The global financial crisis was a true system perturbation, revealing the gap between widely perceived risk and actual underlying risk in the world's increasingly integrated financial system. As with any such vertical shock, the resulting horizontal waves continue to be felt long after the initial blow. When gaps in capabilities and rule-sets were subsequently discovered, the world's major economies effected changes, like shifting economic oversight from the G-7 to the expanded G-20 and updating the Basel banking accord. In a world without true global government, these surges of great-power cooperation constitute a critical reassurance function, letting us know that an international commitment, however vague and informal, exists to backstop each nation's individual backstops already in place.

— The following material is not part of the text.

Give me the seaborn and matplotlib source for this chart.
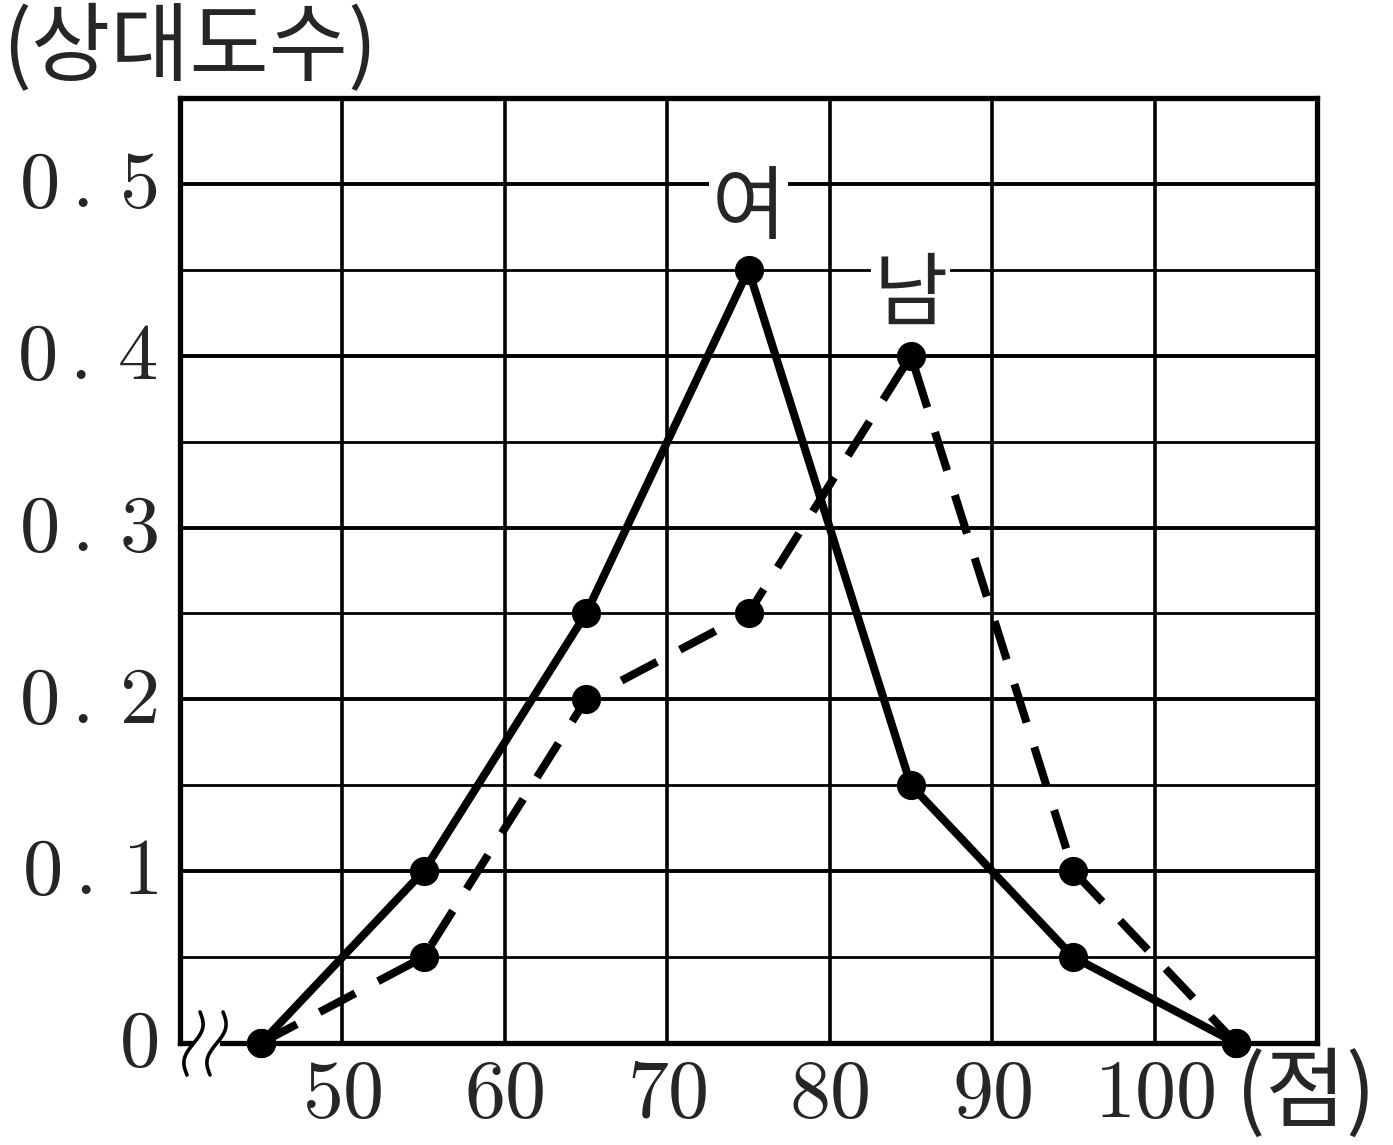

That reassurance function is akin to the role reinsurers play in the insurance industry. Simply stated, reinsurance companies provide policies to front-line insurance companies, who in turn provide policies to their thousands or millions of customers. If your family's system is perturbed, you turn to your insurance company as a financial backstop. But if enough families turn for help to the same insurance company all at once, that company may end up turning to its reinsurance company as an ultimate backstop. Think of it as layered defense.
In the event of a big enough local disaster here in the U.S., we begin to talk about state and ultimately federal aid, in the form of federally declared disaster areas and the like. When disaster strikes a country that isn't rich enough to handle it on its own, we enter the realm of international relief responses, such as the 2004 tsunami in Asia and the Haitian earthquake in January 2010.